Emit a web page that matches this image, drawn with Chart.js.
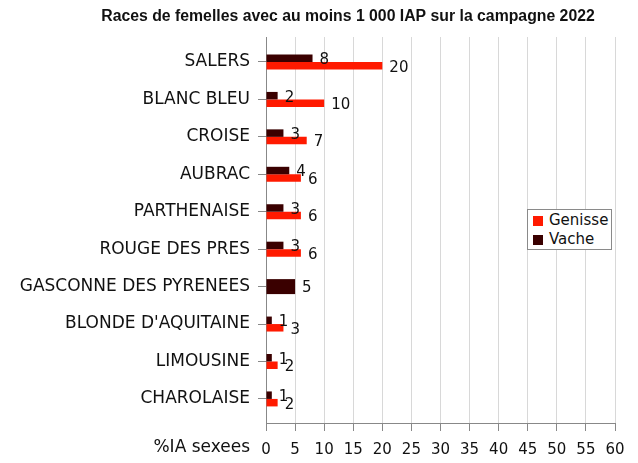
<!DOCTYPE html>
<html>
<head>
<meta charset="utf-8">
<script src="https://cdn.jsdelivr.net/npm/chart.js@4/dist/chart.umd.min.js"></script>
<style>
  body { margin: 0; background: #fff; }
  #wrap { position: relative; width: 638px; height: 463px; }
  #legend {
    position: absolute; left: 527px; top: 209px; width: 85px; height: 41px;
    border: 1px solid #8a8a8a; background: #fff; box-sizing: border-box;
    font: 15px "DejaVu Sans", sans-serif; color: #111; padding: 1px 0 0 5px;
  }
  #legend div { height: 19px; line-height: 19px; white-space: nowrap; }
  #legend span { display: inline-block; width: 10px; height: 10px; margin-right: 6px; vertical-align: -1px; }
</style>
</head>
<body>
<div id="wrap">
  <canvas id="chart" width="638" height="463"></canvas>
  <div id="legend">
    <div><span style="background:#ff1a00"></span>Genisse</div>
    <div><span style="background:#3a0000"></span>Vache</div>
  </div>
</div>
<script>
// data
const races = ["SALERS", "BLANC BLEU", "CROISE", "AUBRAC", "PARTHENAISE", "ROUGE DES PRES",
  "GASCONNE DES PYRENEES", "BLONDE D'AQUITAINE", "LIMOUSINE", "CHAROLAISE"];
const vache = [8, 2, 3, 4, 3, 3, 5, 1, 1, 1];
const genisse = [20, 10, 7, 6, 6, 6, null, 3, 2, 2];
const xTicks = [0, 5, 10, 15, 20, 25, 30, 35, 40, 45, 50, 55, 60];
const titre = "Races de femelles avec au moins 1 000 IAP sur la campagne 2022";

const FONT = "DejaVu Sans";

// numbers written next to each bar
const barLabels = {
  id: "barLabels",
  afterDatasetsDraw(chart) {
    const ctx = chart.ctx;
    ctx.save();
    ctx.font = "15px " + FONT;
    ctx.fillStyle = "#111";
    ctx.textAlign = "left";
    ctx.textBaseline = "middle";
    chart.data.datasets.forEach((ds, i) => {
      chart.getDatasetMeta(i).data.forEach((bar, j) => {
        if (ds.data[j] == null) return;
        ctx.fillText(String(ds.data[j]), bar.x + 7, bar.y + 2);
      });
    });
    ctx.restore();
  }
};

// title and "%IA sexees" (left of the x tick labels)
const extraText = {
  id: "extraText",
  afterDraw(chart) {
    const ctx = chart.ctx;
    const xs = chart.scales.x;
    ctx.save();
    ctx.fillStyle = "#111";
    ctx.textBaseline = "middle";
    ctx.textAlign = "center";
    ctx.font = "bold 15.8px Liberation Sans";
    ctx.fillText(titre, 348, 17);
    ctx.textAlign = "right";
    ctx.font = "17px " + FONT;
    ctx.fillText("%IA sexees", chart.chartArea.left - 16, xs.top + 25);
    ctx.restore();
  }
};

new Chart(document.getElementById("chart"), {
  type: "bar",
  data: {
    labels: races,
    datasets: [
      { label: "Vache", data: vache, backgroundColor: "#3a0000" },
      { label: "Genisse", data: genisse, backgroundColor: "#ff1a00" }
    ]
  },
  options: {
    indexAxis: "y",
    responsive: false,
    animation: false,
    skipNull: true,
    categoryPercentage: 0.40,
    barPercentage: 1.0,
    layout: { padding: { left: 0, right: 23, top: 37, bottom: 0 } },
    plugins: {
      legend: { display: false },
      tooltip: { enabled: false },
      title: { display: false }
    },
    scales: {
      x: {
        min: 0,
        max: 60,
        afterBuildTicks(scale) { scale.ticks = xTicks.map(v => ({ value: v })); },
        afterFit(scale) { scale.height = 40; },
        border: { color: "#888" },
        grid: { color: "#d8d8d8", tickColor: "#888", tickLength: 8 },
        ticks: { color: "#111", font: { family: FONT, size: 15 }, padding: 10, maxRotation: 0 }
      },
      y: {
        // the categories sit a little higher than a plain even split
        afterBuildTicks(scale) { scale._startValue = -0.667; scale._valueRange = 10.31; },
        afterFit(scale) { scale.width = 266; },
        border: { color: "#888" },
        grid: { offset: false, drawOnChartArea: false, tickColor: "#888", tickLength: 8 },
        ticks: { color: "#111", font: { family: FONT, size: 17 }, padding: 8 }
      }
    }
  },
  plugins: [barLabels, extraText]
});
</script>
</body>
</html>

*-*-*

> _Given task_
Transcribe the material exactly, and leave out whatever pictures it holds.

> _Response below_
Emit a web page that matches this image, drawn with Chart.js.
<!DOCTYPE html>
<html>
<head>
<meta charset="utf-8">
<script src="https://cdn.jsdelivr.net/npm/chart.js@4/dist/chart.umd.min.js"></script>
<style>
  body { margin: 0; background: #fff; }
  #wrap { position: relative; width: 638px; height: 463px; }
  #legend {
    position: absolute; left: 527px; top: 209px; width: 85px; height: 41px;
    border: 1px solid #8a8a8a; background: #fff; box-sizing: border-box;
    font: 15px "DejaVu Sans", sans-serif; color: #111; padding: 1px 0 0 5px;
  }
  #legend div { height: 19px; line-height: 19px; white-space: nowrap; }
  #legend span { display: inline-block; width: 10px; height: 10px; margin-right: 6px; vertical-align: -1px; }
</style>
</head>
<body>
<div id="wrap">
  <canvas id="chart" width="638" height="463"></canvas>
  <div id="legend">
    <div><span style="background:#ff1a00"></span>Genisse</div>
    <div><span style="background:#3a0000"></span>Vache</div>
  </div>
</div>
<script>
// data
const races = ["SALERS", "BLANC BLEU", "CROISE", "AUBRAC", "PARTHENAISE", "ROUGE DES PRES",
  "GASCONNE DES PYRENEES", "BLONDE D'AQUITAINE", "LIMOUSINE", "CHAROLAISE"];
const vache = [8, 2, 3, 4, 3, 3, 5, 1, 1, 1];
const genisse = [20, 10, 7, 6, 6, 6, null, 3, 2, 2];
const xTicks = [0, 5, 10, 15, 20, 25, 30, 35, 40, 45, 50, 55, 60];
const titre = "Races de femelles avec au moins 1 000 IAP sur la campagne 2022";

const FONT = "DejaVu Sans";

// numbers written next to each bar
const barLabels = {
  id: "barLabels",
  afterDatasetsDraw(chart) {
    const ctx = chart.ctx;
    ctx.save();
    ctx.font = "15px " + FONT;
    ctx.fillStyle = "#111";
    ctx.textAlign = "left";
    ctx.textBaseline = "middle";
    chart.data.datasets.forEach((ds, i) => {
      chart.getDatasetMeta(i).data.forEach((bar, j) => {
        if (ds.data[j] == null) return;
        ctx.fillText(String(ds.data[j]), bar.x + 7, bar.y + 2);
      });
    });
    ctx.restore();
  }
};

// title and "%IA sexees" (left of the x tick labels)
const extraText = {
  id: "extraText",
  afterDraw(chart) {
    const ctx = chart.ctx;
    const xs = chart.scales.x;
    ctx.save();
    ctx.fillStyle = "#111";
    ctx.textBaseline = "middle";
    ctx.textAlign = "center";
    ctx.font = "bold 15.8px Liberation Sans";
    ctx.fillText(titre, 348, 17);
    ctx.textAlign = "right";
    ctx.font = "17px " + FONT;
    ctx.fillText("%IA sexees", chart.chartArea.left - 16, xs.top + 25);
    ctx.restore();
  }
};

new Chart(document.getElementById("chart"), {
  type: "bar",
  data: {
    labels: races,
    datasets: [
      { label: "Vache", data: vache, backgroundColor: "#3a0000" },
      { label: "Genisse", data: genisse, backgroundColor: "#ff1a00" }
    ]
  },
  options: {
    indexAxis: "y",
    responsive: false,
    animation: false,
    skipNull: true,
    categoryPercentage: 0.40,
    barPercentage: 1.0,
    layout: { padding: { left: 0, right: 23, top: 37, bottom: 0 } },
    plugins: {
      legend: { display: false },
      tooltip: { enabled: false },
      title: { display: false }
    },
    scales: {
      x: {
        min: 0,
        max: 60,
        afterBuildTicks(scale) { scale.ticks = xTicks.map(v => ({ value: v })); },
        afterFit(scale) { scale.height = 40; },
        border: { color: "#888" },
        grid: { color: "#d8d8d8", tickColor: "#888", tickLength: 8 },
        ticks: { color: "#111", font: { family: FONT, size: 15 }, padding: 10, maxRotation: 0 }
      },
      y: {
        // the categories sit a little higher than a plain even split
        afterBuildTicks(scale) { scale._startValue = -0.667; scale._valueRange = 10.31; },
        afterFit(scale) { scale.width = 266; },
        border: { color: "#888" },
        grid: { offset: false, drawOnChartArea: false, tickColor: "#888", tickLength: 8 },
        ticks: { color: "#111", font: { family: FONT, size: 17 }, padding: 8 }
      }
    }
  },
  plugins: [barLabels, extraText]
});
</script>
</body>
</html>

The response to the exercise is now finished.